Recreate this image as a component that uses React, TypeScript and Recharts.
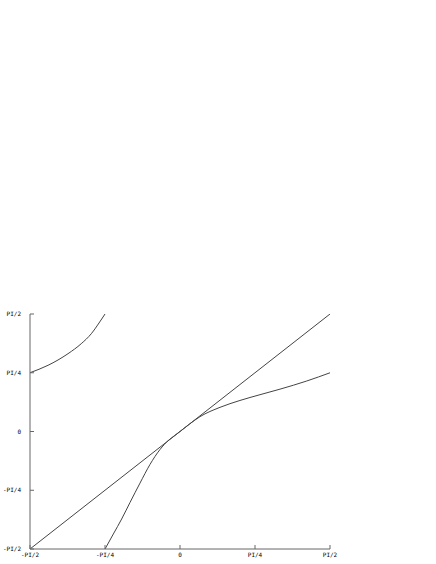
import React from "react";
import { LineChart, Line, XAxis, YAxis } from "recharts";

const HALF_PI = Math.PI / 2;

// tick positions and their labels (same on both axes)
const tickValues = [-HALF_PI, -HALF_PI / 2, 0, HALF_PI / 2, HALF_PI];
const tickLabels = ["-PI/2", "-PI/4", "0", "PI/4", "PI/2"];

// straight diagonal
const diagX = [-HALF_PI, HALF_PI];
const diagY = [-HALF_PI, HALF_PI];

// main curve
const curveX = [-0.785, -0.698, -0.611, -0.524, -0.419, -0.314, -0.209, -0.122, -0.06, 0, 0.1, 0.209, 0.419, 0.628, 0.838, 1.047, 1.327, 1.571];
const curveY = [-1.571, -1.37, -1.17, -0.95, -0.69, -0.44, -0.24, -0.12, -0.058, 0, 0.1, 0.198, 0.323, 0.415, 0.492, 0.566, 0.675, 0.785];

// the piece in the top-left corner
const cornerX = [-1.571, -1.382, -1.173, -1.034, -0.929, -0.841, -0.785];
const cornerY = [0.786, 0.885, 1.04, 1.174, 1.307, 1.464, 1.571];

const zip = (xs: number[], ys: number[]) => xs.map((x, i) => ({ x, y: ys[i] }));

const diag = zip(diagX, diagY);
const curve = zip(curveX, curveY);
const corner = zip(cornerX, cornerY);

const AXIS = "#666";
const INK = "#444";
const FONT = { fontFamily: "DejaVu Sans Mono", fontSize: 6, fill: "#000" };

const labelFor = (v: number) => {
  let best = 0;
  tickValues.forEach((t, i) => {
    if (Math.abs(t - v) < Math.abs(tickValues[best] - v)) best = i;
  });
  return tickLabels[best];
};

const BottomTick = (p: any) => (
  <g>
    <line x1={p.x} y1={p.y} x2={p.x} y2={p.y - 4} stroke={AXIS} />
    <text x={p.x} y={p.y + 8} textAnchor="middle" fill="#000" style={FONT}>
      {labelFor(p.payload.value)}
    </text>
  </g>
);

const TopTick = (p: any) => <line x1={p.x} y1={p.y} x2={p.x} y2={p.y + 4} stroke={AXIS} />;

const LeftTick = (p: any) => (
  <g>
    <line x1={p.x} y1={p.y} x2={p.x + 4} y2={p.y} stroke={AXIS} />
    <text x={p.x - 9} y={p.y + 2} textAnchor="end" fill="#000" style={FONT}>
      {labelFor(p.payload.value)}
    </text>
  </g>
);

const RightTick = (p: any) => <line x1={p.x} y1={p.y} x2={p.x - 4} y2={p.y} stroke={AXIS} />;

export default function App() {
  const domain: [number, number] = [-HALF_PI, HALF_PI];
  return (
    <div style={{ position: "absolute", left: 0, top: 0 }}>
      <LineChart width={436} height={564} margin={{ top: 314, right: 106, bottom: 0, left: 0 }}>
        <XAxis
          dataKey="x"
          type="number"
          domain={domain}
          ticks={tickValues}
          allowDataOverflow
          height={15}
          tickSize={0}
          tickMargin={0}
          tickLine={false}
          axisLine={{ stroke: AXIS }}
          tick={<BottomTick />}
          interval={0}
        />
        <XAxis
          xAxisId="top"
          orientation="top"
          dataKey="x"
          type="number"
          domain={domain}
          ticks={tickValues}
          allowDataOverflow
          height={0}
          tickSize={0}
          tickMargin={0}
          tickLine={false}
          axisLine={{ stroke: AXIS }}
          tick={<TopTick />}
          interval={0}
        />
        <YAxis
          type="number"
          domain={domain}
          ticks={tickValues}
          allowDataOverflow
          width={30}
          tickSize={0}
          tickMargin={0}
          tickLine={false}
          axisLine={{ stroke: AXIS }}
          tick={<LeftTick />}
          interval={0}
        />
        <YAxis
          yAxisId="right"
          orientation="right"
          type="number"
          domain={domain}
          ticks={tickValues}
          allowDataOverflow
          width={0}
          tickSize={0}
          tickMargin={0}
          tickLine={false}
          axisLine={{ stroke: AXIS }}
          tick={<RightTick />}
          interval={0}
        />
        <Line data={diag} dataKey="y" type="linear" stroke={INK} strokeWidth={1} dot={false} isAnimationActive={false} />
        <Line data={curve} dataKey="y" type="monotone" stroke={INK} strokeWidth={1} dot={false} isAnimationActive={false} />
        <Line data={corner} dataKey="y" type="monotone" stroke={INK} strokeWidth={1} dot={false} isAnimationActive={false} />
      </LineChart>
    </div>
  );
}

------------------------------------------------

§ AIM
Which lines in the data above contain "React"? Show each one.

§ ANSWER FOR THE TASK
Recreate this image as a component that uses React, TypeScript and Recharts.
import React from "react";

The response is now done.